First I noticed that, $11$ = $10 + 1$,
$111$ = $10^2+10+1$,
Similarly, $\underbrace{111\cdots111}_{n\,\text{times}}$ = $10^{n-1}+10^{n-2}+...+10+1$,
which can easily be evaluated as it is a finite geometric series.
$$\sum_{i=0}^{n-1} 10^i=\frac{10^n-1}{9}$$ for $n \ge 2$.

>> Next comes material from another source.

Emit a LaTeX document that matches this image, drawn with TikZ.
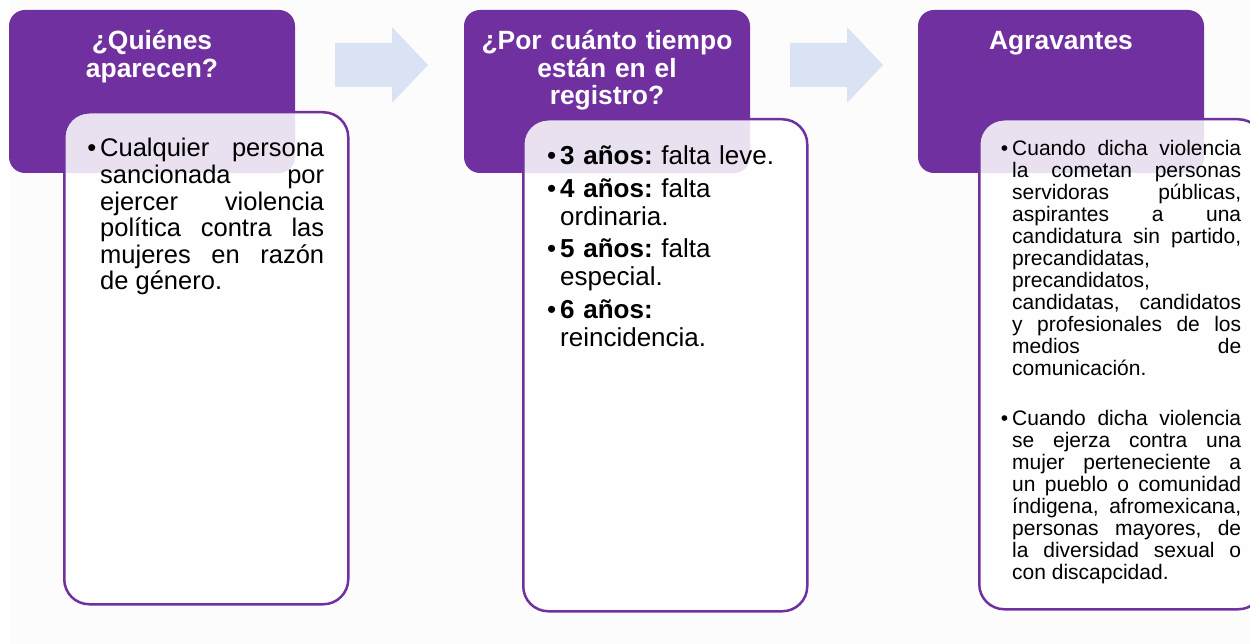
\documentclass[tikz,border=0pt]{standalone}
\usepackage{fontspec}
\setmainfont{Liberation Sans}
\usepackage{tikz}
\usetikzlibrary{calc}
\definecolor{morado}{HTML}{7030A0}
\definecolor{flecha}{HTML}{DAE3F3}
\definecolor{fondo}{HTML}{FCFCFC}
\frenchspacing
\hyphenpenalty=10000
\exhyphenpenalty=10000
\newcommand{\vineta}{\noindent\llap{\textbullet\hspace{4pt}}}
\newcommand{\Flecha}[1]{
	\fill[flecha] (#1) -- ++(57,0) -- ++(0,-16) -- ++(36,38) -- ++(-36,38) -- ++(0,-16) -- ++(-57,0) -- cycle;
}

\begin{document}
\begin{tikzpicture}[x=1pt, y=-1pt,
	cabeza/.style={fill=morado, rounded corners=16pt, minimum width=286pt, minimum height=163pt, inner sep=0pt, outer sep=0pt, anchor=north west},
	cuerpo/.style={draw=morado, line width=2.5pt, fill=white, fill opacity=0.85, rounded corners=25pt, minimum width=284pt, minimum height=492pt, inner sep=0pt, anchor=north west},
	titulo/.style={text=white, font=\fontsize{26.4}{27.5}\selectfont\bfseries, align=center, text width=270pt, anchor=base, inner sep=0pt},
	texto/.style={text=black, inner sep=0pt, anchor=base west}]

	\useasboundingbox (0,0) rectangle (1250,644);
	\fill[fondo] (10,0) rectangle (1250,644);

	\coordinate (f1) at (335,43);
	\coordinate (f2) at (790,43);
	\Flecha{f1}
	\Flecha{f2}

	% encabezados
	\node[cabeza] (h1) at (9,10) {};
	\node[cabeza] (h2) at (464,10) {};
	\node[cabeza] (h3) at (918,10) {};

	\node[titulo] (q1) at ($(h1.north)+(0,40)$) {¿Quiénes\\aparecen?};
	\node[titulo] (q2) at ($(h2.north)+(0,40)$) {¿Por cuánto tiempo\\están en el\\registro?};
	\node[titulo] (q3) at ($(h3.north)+(0,40)$) {Agravantes};

	% cuerpos
	\node[cuerpo] (b1) at (63,111) {};
	\node[cuerpo] (b2) at (522,118) {};
	\node[cuerpo, minimum height=490pt] (b3) at (978,118) {};

	\node[texto, text width=224pt, align=justify, font=\fontsize{25.5}{26.6}\selectfont] (t1) at ($(b1.north west)+(37,46)$)
		{\vineta Cualquier persona\linebreak sancionada por\linebreak ejercer violencia\linebreak política contra las\linebreak mujeres en razón\linebreak de género.};

	\node[texto, text width=235pt, align=left, font=\fontsize{26}{28}\selectfont] (t2) at ($(b2.north west)+(38,47)$)
		{\setlength{\parskip}{4.5pt}\vineta\textbf{3 años:} falta leve.\par
		\vineta\textbf{4 años:} falta ordinaria.\par
		\vineta\textbf{5 años:} falta especial.\par
		\vineta\textbf{6 años:} reincidencia.};

	\node[texto, text width=229pt, align=justify, font=\fontsize{21}{22}\selectfont] (t3) at ($(b3.north west)+(34,38)$)
		{\setlength{\parskip}{28pt}\vineta Cuando dicha violencia\linebreak la cometan personas\linebreak servidoras públicas,\linebreak aspirantes a una\linebreak candidatura sin partido,\linebreak precandidatas,\newline precandidatos,\newline candidatas, candidatos\linebreak y profesionales de los\linebreak medios de\linebreak comunicación.\par
		\vineta Cuando dicha violencia\linebreak se ejerza contra una\linebreak mujer perteneciente a\linebreak un pueblo o comunidad\linebreak índigena, afromexicana,\linebreak personas mayores, de\linebreak la diversidad sexual o\linebreak con discapcidad.};

\end{tikzpicture}
\end{document}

After this, I checked perfect square modulo $4$,
Let $j$ be any integer, then if $j$ is even, then $j=2k \Rightarrow j^2 = 4k^2 \equiv 0 \mod 4$
and if $j$ is odd then, $j = 2k+1 \Rightarrow j^2 = 4k^2+4k+1 \equiv 1 (\mod4)$
Then, Since $\underbrace{111\cdots111}_{n\,\text{times}} = \frac{10^n-1}{9} \Rightarrow (9) (\underbrace{111\cdots111}_{n\,\text{times}}) = {10^n-1}$ $\equiv$ $2^n-1$ $(\mod 4)$
$\Rightarrow (\underbrace{111\cdots111}_{n\,\text{times}}) \equiv 2^n-1 \mod 4$
Since for $n \ge 2, 2^n$ is always a multiple of $4$. Hence,
$\Rightarrow (\underbrace{111\cdots111}_{n\,\text{times}}) \equiv -1 \mod 4$
$\Rightarrow (\underbrace{111\cdots111}_{n\,\text{times}}) \equiv 3\mod 4$
But a perfect square leaves remainder $0$ if it is even and $1$ if it is odd. So, clearly for
$n \ge 2,$ $(\underbrace{111\cdots111}_{n\,\text{times}})$ is not a perfect square.
I know there are other questions related to this but I just wanted to verify if my solution was correct. Thank you and suggestions would be appreciated!